Why isn't that Fatwah given it's due in more articles? It should be. .. emphasis added just now ..

http://investorshub.advfn.com/boards/read_msg.aspx?message_id=70348729

======== .. See also, the one that one is in reply to .. excerpt ..

this is a good one ..

Nuclear proliferation: Engaging Iran .. bits ..

This piece was written by six former ambassadors to Iran from European countries: Richard Dalton (United Kingdom), Steen Hohwü-Christensen (Sweden), Paul von Maltzahn (Germany), Guillaume Metten (Belgium), François Nicoullaud (France) and Roberto Toscano (Italy)

[...]

Is the threat to the peace, then, that Iran is actively attempting to build a nuclear weapon? For at least three years, the United States intelligence community has discounted this hypothesis. The U.S. director of national intelligence, James Clapper, testified in February to Congress: "We continue to assess Iran is keeping open the option to develop nuclear weapons.... We do not know, however, if Iran will eventually decide to build nuclear weapons.... We continue to judge that Iran's nuclear decision-making is guided by a cost-benefit approach, which offers the international community opportunities to influence Tehran."

Today, a majority of experts, even in Israel, seems to view Iran as striving to become a "threshold country," technically able to produce a nuclear weapon but abstaining from doing so for the present. Again, nothing in international law or in the Nuclear Non-Proliferation Treaty forbids such an ambition. Like Iran, several other countries are on their way to or have already reached such a threshold but have committed not to acquire nuclear weapons. Nobody seems to bother them.

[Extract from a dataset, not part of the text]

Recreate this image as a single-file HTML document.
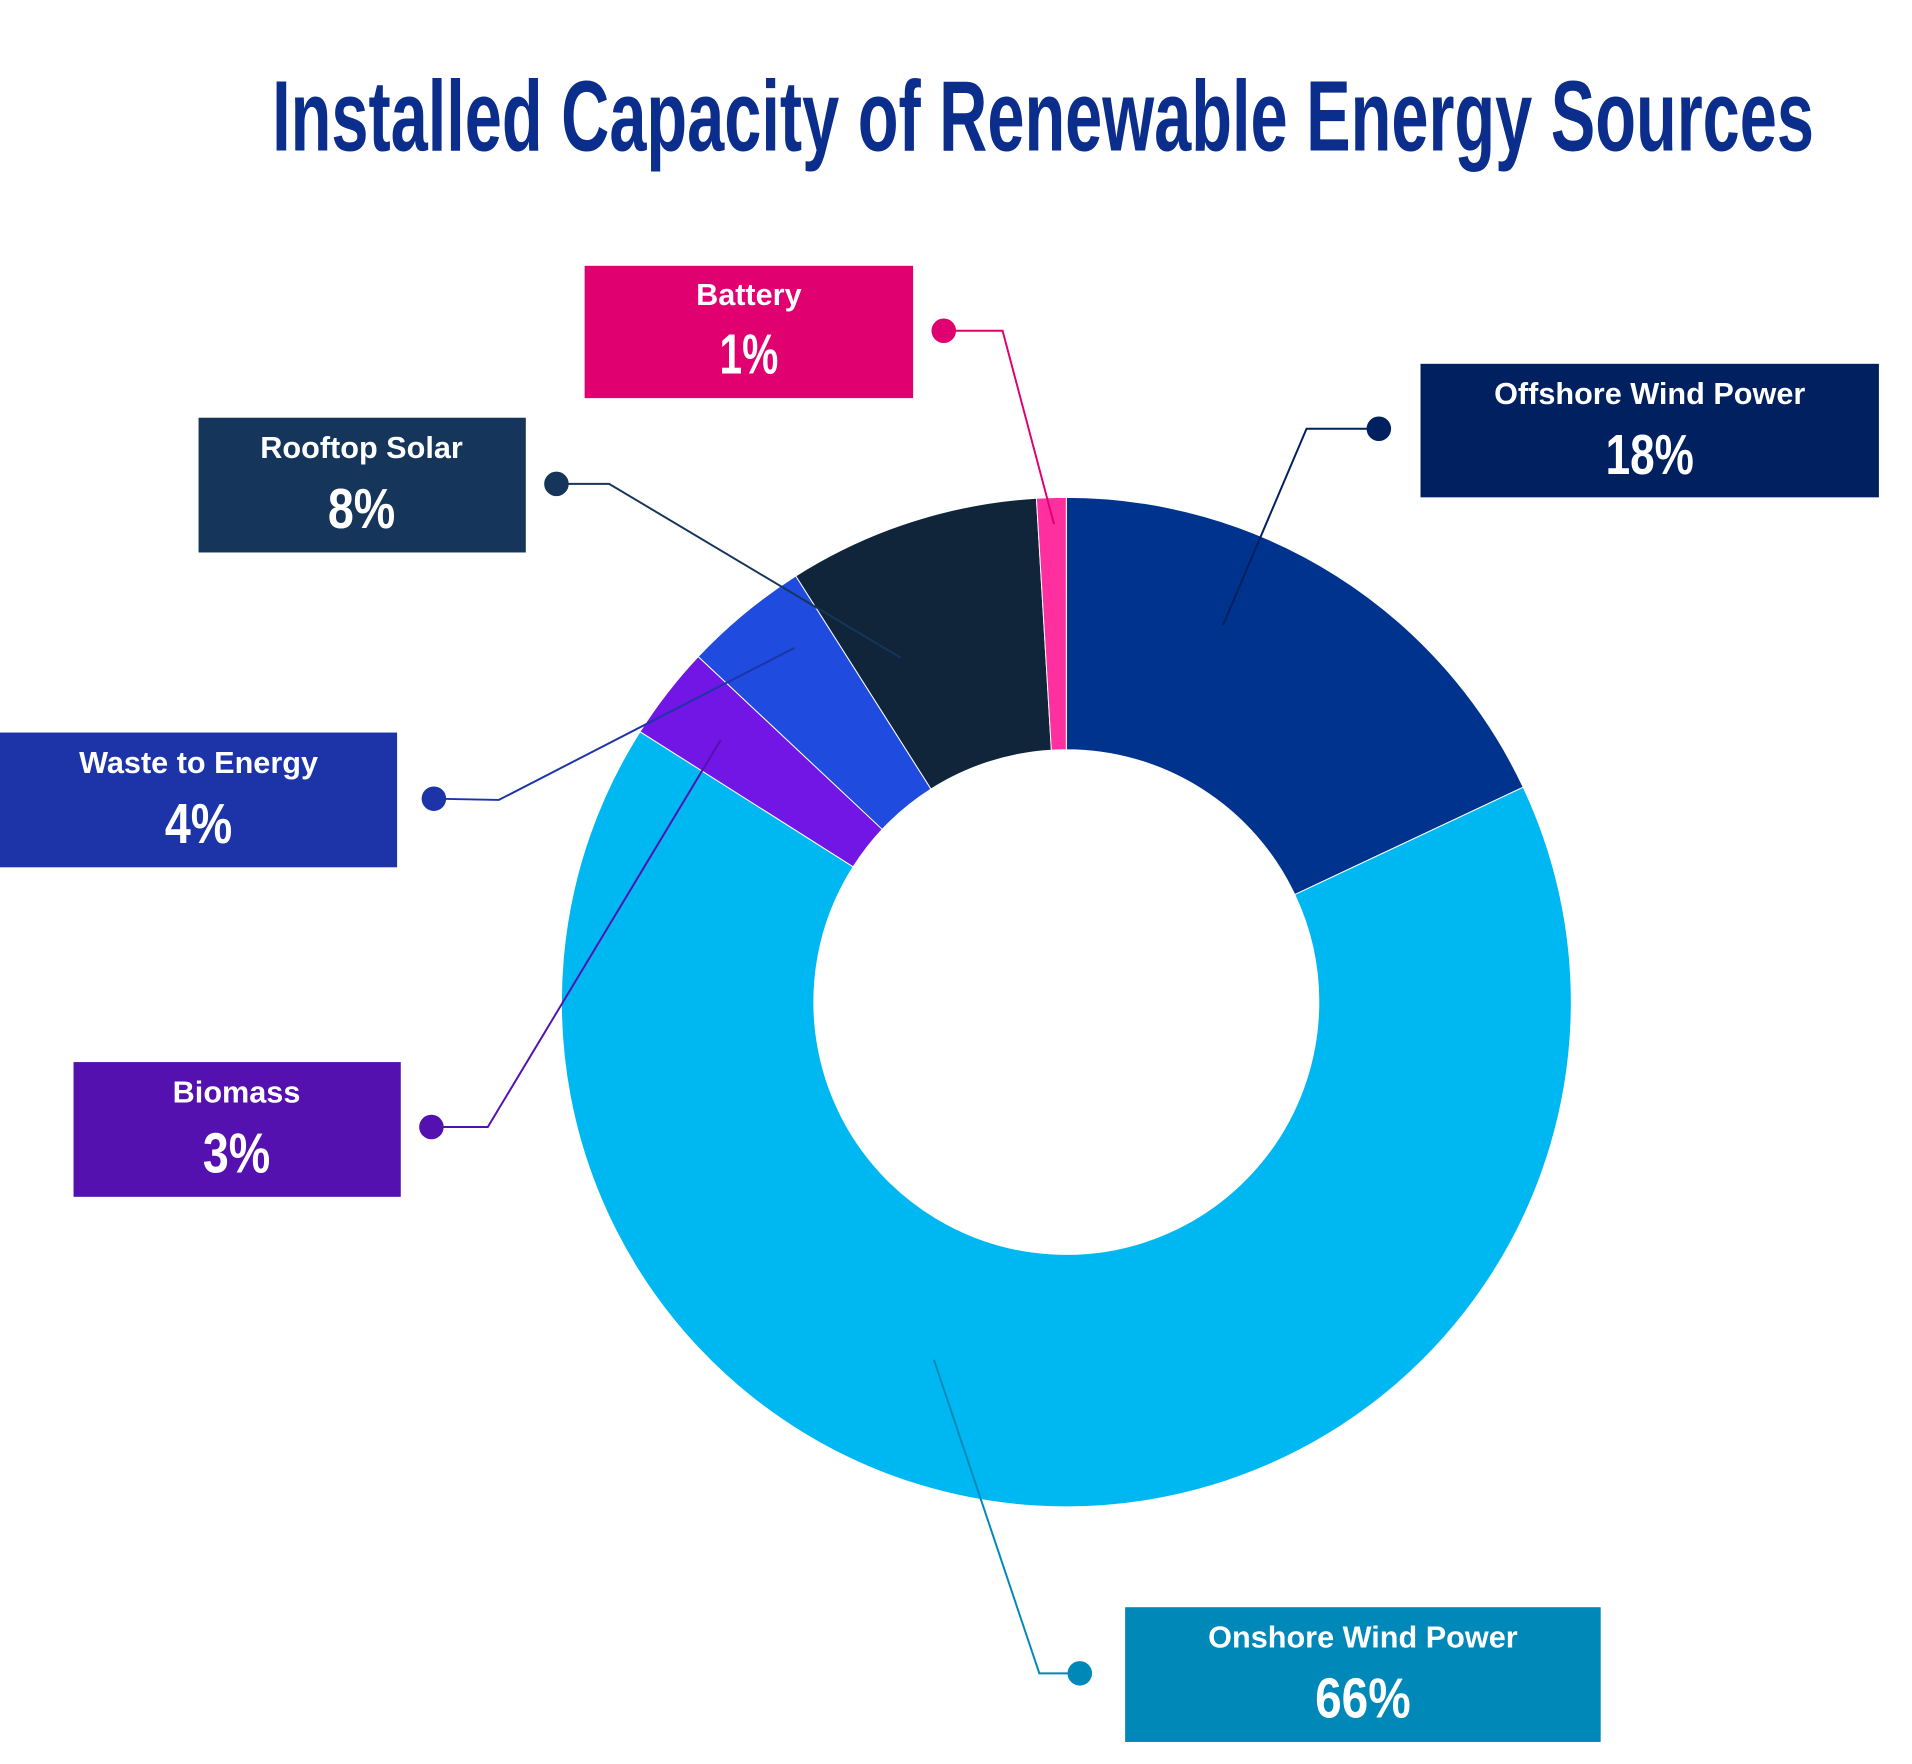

We often hear that Iran's ill-will, its refusal to negotiate seriously, left our countries no other choice but to drag it to the Security Council in 2006. Here also, things are not quite that clear.

Let us remember that in 2005 Iran was ready to discuss a ceiling limit for the number of its centrifuges and to maintain its rate of enrichment far below the high levels necessary for weapons. Tehran also expressed its readiness to put into force the additional protocol that it had signed with the IAEA allowing intrusive inspections throughout Iran, even in non-declared sites. But at that time, the Europeans and the Americans wanted to compel Iran to forsake its enrichment program entirely.

[...]

Of course, a dilemma lingers in the minds of most of our leaders. Why offer the Iranian regime an opening that could help it restore its internal and international legitimacy? Should we not wait for a more palatable successor before making a new overture?

This is a legitimate question, but we should not overestimate the influence of a nuclear negotiation on internal developments in Iran. Ronald Reagan used to call the Soviet Union the "evil empire," but that did not stop him from negotiating intensely with Mikhail Gorbachev on nuclear disarmament. Should we blame him for having slowed down the course of history?